When searching for people, an index on the age field can be used. If the search condition is more complex, multiple indexes or composite indexes can be used (see document SQL).

MATCH! allows you to optimize the execution a querу based on knowledge of subject area. In this particular case, we might know that there are few 20-year-olds in our database. And can cut off link transitions at an early stage, that considerably simplifies the query execution.

For example, we want to get friends of a certain person's friends, such that friends and friends of friends live with that person in the same city. A bad approach would be: we take a friend living in another city, then take his friends and only at the end we will check the conditions.

The query will work much faster if we immediately check each friend, and if he lives in another city, then we will not further check his friends.

SELECT p1.id
MATCH! (person p1, p1.id = 'person1')-[friends]->(person p2, p2.city = p1.city)-[friends]->(person p3, p3.city = p1.city)

In addition to simple SQL conditions, the MATCH expression can contain a distinct clause

SELECT p1.id
MATCH! (person p1, p1.id = 'person1')-[friends]->(person p2, p2.city = p1.city)-[friends]->(person p3, distinct, p3.city = p1.city)

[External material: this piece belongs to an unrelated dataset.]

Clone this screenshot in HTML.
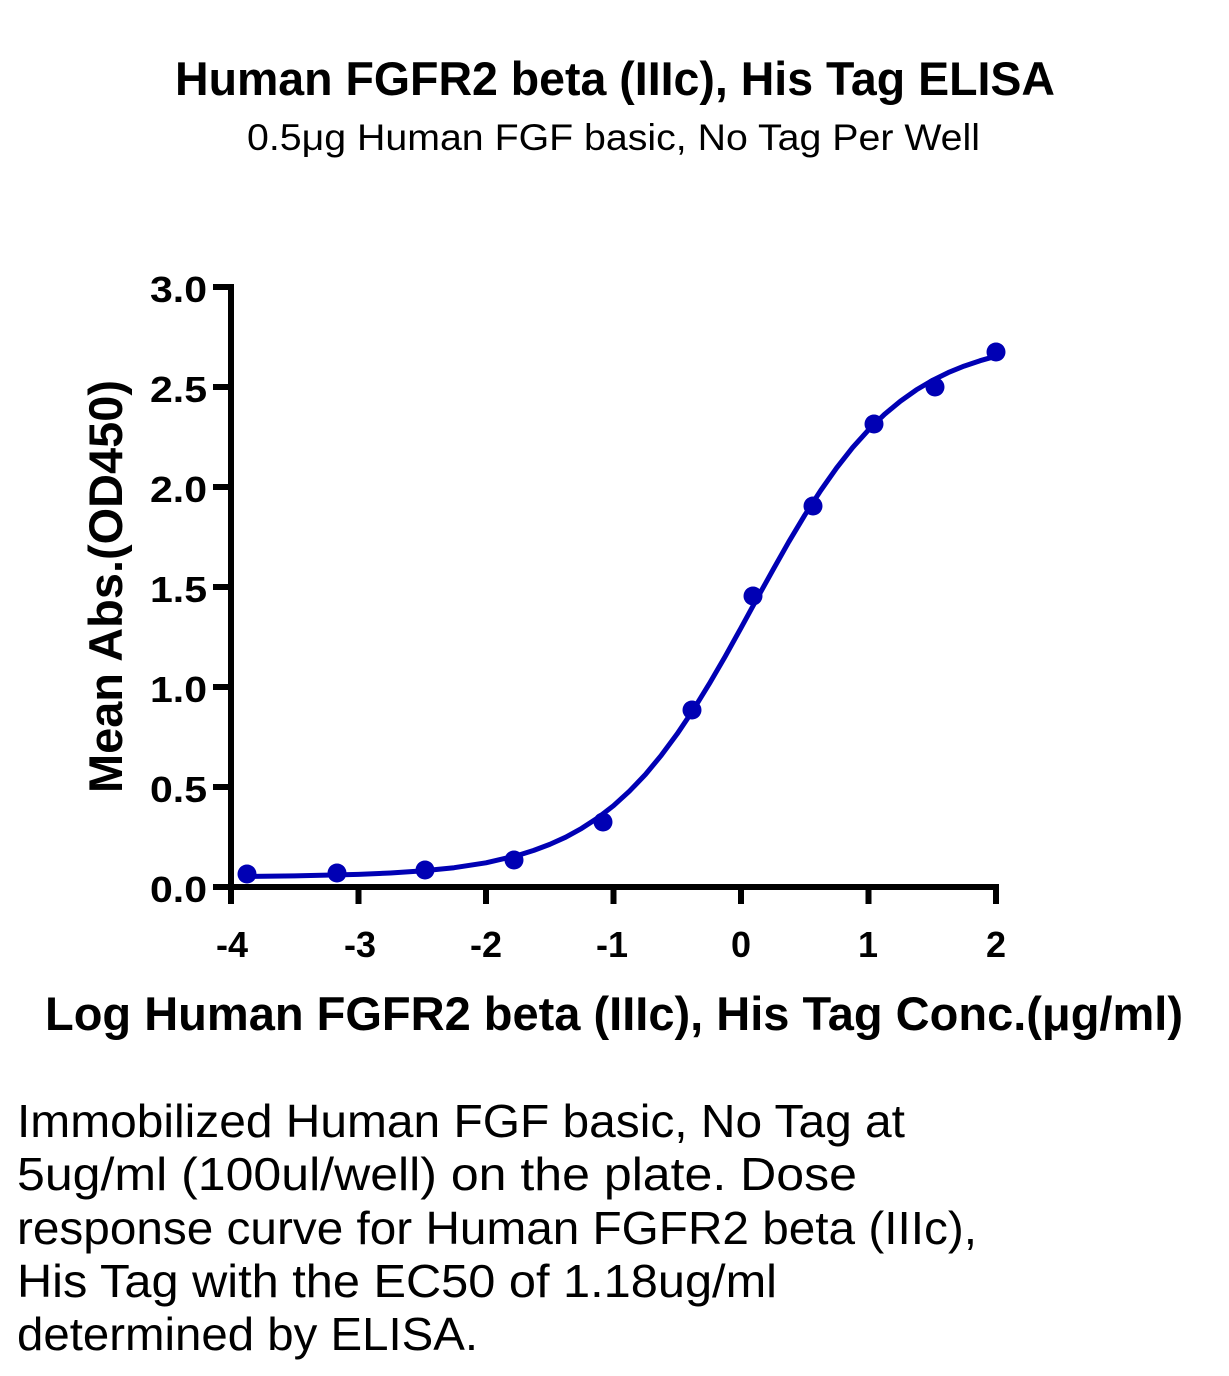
<!DOCTYPE html>
<html>
<head>
<meta charset="utf-8">
<style>
  html, body { margin: 0; padding: 0; background: #ffffff; }
  body { width: 1229px; height: 1376px; overflow: hidden; }
  svg { display: block; }
  .b { font-family: "Liberation Sans", "DejaVu Sans", sans-serif; font-weight: bold; fill: #000; }
  .r { font-family: "Liberation Sans", "DejaVu Sans", sans-serif; font-weight: normal; fill: #000; }
</style>
</head>
<body>
<svg width="1229" height="1376" viewBox="0 0 1229 1376" xmlns="http://www.w3.org/2000/svg">
  <rect x="0" y="0" width="1229" height="1376" fill="#ffffff"/>

  <!-- Titles -->
  <text class="b" x="175" y="95" font-size="47" textLength="880" lengthAdjust="spacingAndGlyphs">Human FGFR2 beta (IIIc), His Tag ELISA</text>
  <text class="r" x="247" y="150" font-size="37" textLength="733" lengthAdjust="spacingAndGlyphs">0.5μg Human FGF basic, No Tag Per Well</text>

  <!-- Axes -->
  <g stroke="#000" stroke-width="6" fill="none" stroke-linecap="butt">
    <line x1="231" y1="284" x2="231" y2="890"/>
    <line x1="228" y1="887" x2="999" y2="887"/>
    <!-- y ticks -->
    <line x1="213" y1="287" x2="231" y2="287"/>
    <line x1="213" y1="387" x2="231" y2="387"/>
    <line x1="213" y1="487" x2="231" y2="487"/>
    <line x1="213" y1="587" x2="231" y2="587"/>
    <line x1="213" y1="687" x2="231" y2="687"/>
    <line x1="213" y1="787" x2="231" y2="787"/>
    <line x1="213" y1="887" x2="231" y2="887"/>
    <!-- x ticks -->
    <line x1="231" y1="887" x2="231" y2="904"/>
    <line x1="358.5" y1="887" x2="358.5" y2="904"/>
    <line x1="486" y1="887" x2="486" y2="904"/>
    <line x1="613.5" y1="887" x2="613.5" y2="904"/>
    <line x1="741" y1="887" x2="741" y2="904"/>
    <line x1="868.5" y1="887" x2="868.5" y2="904"/>
    <line x1="996" y1="887" x2="996" y2="904"/>
  </g>

  <!-- Y tick labels -->
  <g class="b" font-size="36" text-anchor="end">
    <text x="207" y="302" textLength="57" lengthAdjust="spacingAndGlyphs">3.0</text>
    <text x="207" y="402" textLength="57" lengthAdjust="spacingAndGlyphs">2.5</text>
    <text x="207" y="502" textLength="57" lengthAdjust="spacingAndGlyphs">2.0</text>
    <text x="207" y="602" textLength="57" lengthAdjust="spacingAndGlyphs">1.5</text>
    <text x="207" y="702" textLength="57" lengthAdjust="spacingAndGlyphs">1.0</text>
    <text x="207" y="802" textLength="57" lengthAdjust="spacingAndGlyphs">0.5</text>
    <text x="207" y="902" textLength="57" lengthAdjust="spacingAndGlyphs">0.0</text>
  </g>

  <!-- X tick labels -->
  <g class="b" font-size="36" text-anchor="middle">
    <text x="232" y="957">-4</text>
    <text x="360" y="957">-3</text>
    <text x="486" y="957">-2</text>
    <text x="612" y="957">-1</text>
    <text x="741" y="957">0</text>
    <text x="868" y="957">1</text>
    <text x="996" y="957">2</text>
  </g>

  <!-- Axis titles -->
  <text class="b" x="45" y="1030" font-size="47" textLength="1138" lengthAdjust="spacingAndGlyphs">Log Human FGFR2 beta (IIIc), His Tag Conc.(μg/ml)</text>
  <text class="b" transform="translate(122,793) rotate(-90)" x="0" y="0" font-size="47" textLength="413" lengthAdjust="spacingAndGlyphs">Mean Abs.(OD450)</text>

  <!-- Fitted curve -->
  <polyline fill="none" stroke="#0000b4" stroke-width="5" stroke-linejoin="round" stroke-linecap="round"
    points="246.3,876.4 294.75,875.9 358.5,874.4 390.4,873.0 422.25,870.9 454.1,867.7 486,862.8 517.9,855.4 533.8,850.4 549.75,844.4 565.7,837.2 581.6,828.4 597.6,818.0 613.5,805.7 629.4,791.2 645.4,774.5 661.3,755.3 677.25,733.8 693.2,710.0 709.1,684.1 725.1,656.6 741,627.9 756.9,598.8 772.9,570.0 788.8,541.8 804.75,515.2 820.7,490.5 836.6,467.9 852.6,447.6 868.5,429.9 884.4,414.4 900.4,401.2 916.3,389.9 932.25,380.5 948.2,372.6 964.1,366.1 980.1,360.7 996,356.2"/>

  <!-- Data points -->
  <g fill="#0000b4">
    <circle cx="247" cy="874" r="9.5"/>
    <circle cx="337" cy="873" r="9.5"/>
    <circle cx="425" cy="870" r="9.5"/>
    <circle cx="514" cy="860" r="9.5"/>
    <circle cx="603" cy="822" r="9.5"/>
    <circle cx="692" cy="710" r="9.5"/>
    <circle cx="753" cy="596" r="9.5"/>
    <circle cx="813" cy="506" r="9.5"/>
    <circle cx="874" cy="424" r="9.5"/>
    <circle cx="935" cy="387" r="9.5"/>
    <circle cx="996" cy="352" r="9.5"/>
  </g>

  <!-- Description paragraph -->
  <g class="r" font-size="46">
    <text x="17" y="1137" textLength="888" lengthAdjust="spacingAndGlyphs">Immobilized Human FGF basic, No Tag at</text>
    <text x="17" y="1190" textLength="840" lengthAdjust="spacingAndGlyphs">5ug/ml (100ul/well) on the plate. Dose</text>
    <text x="17" y="1244" textLength="960" lengthAdjust="spacingAndGlyphs">response curve for Human FGFR2 beta (IIIc),</text>
    <text x="17" y="1297" textLength="760" lengthAdjust="spacingAndGlyphs">His Tag with the EC50 of 1.18ug/ml</text>
    <text x="17" y="1350" textLength="461" lengthAdjust="spacingAndGlyphs">determined by ELISA.</text>
  </g>
</svg>
</body>
</html>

In this case, distinct means that we want to get only unique p3 records. This distinct clause differs from classical SQL and serves to mark the nodes of the graph that we have already gone through. Therefore, use the distinct clause with caution.

For example, we want to get all the friends of a person's friends who have a car of the same make. The following 2 queries will return different results:

SELECT distinct p2.id
MATCH! (person p1, p1.id='person1')<-[owner]-(car car1),
    (p1)-[friends]->(person px)
    -[friends]->(person p2, p1.id != p2.id )
    <-[owner]-(car car2, car1.model=car2.model);

SELECT p2.id
MATCH! (person p1, p1.id='person1')<-[owner]-(car car1),
    (p1)-[friends]->(person px)
    -[friends]->(person p2, distinct, p1.id != p2.id )
    <-[owner]-(car car2, car1.model=car2.model);

The first query uses classical SQL distinct. The second query is wrong!

Suppose person1 has two cars: Toyota and VW. We take the first car of person1, then find a friend of his friend who has a VW car. The condition car1.model = car2.model will not work, but we have already marked the node of the graph corresponding to this person. Then, when we go back to person1 and now take VW, after that we take the same friend of a friend, we find that we have already been in this node and falsely discard it (although he also has a VW).

Graph data modification

Creaing graph structure

Data Definition Language (DDL) - basic graph expressions

Query Comment
CREATE TABLE
DROP TABLE
Creating, deleting tables. Tables for graph edges are created with the extension AS EDGE.
ALTER TABLE Table schema modification (adding, deleting the columns etc.).
CREATE INDEX
DROP INDEX
Creating, deleting indexes.
You can also create an index to describe the many-to-one relationship for one or more fields (to create a foreign key relationship but without a constrain declaration)

Data adding and deleting

Data Manipulation Language (DML)

Query             Comment
INSERT
INSERT INTO
SELECT INTO
BULK INSERT
Adding nodes and edges to graph is similar to adding records to relational tables.
DELETE Deleting nodes and edges from the graph.
UPDATE Modification of the values for individual columns of records.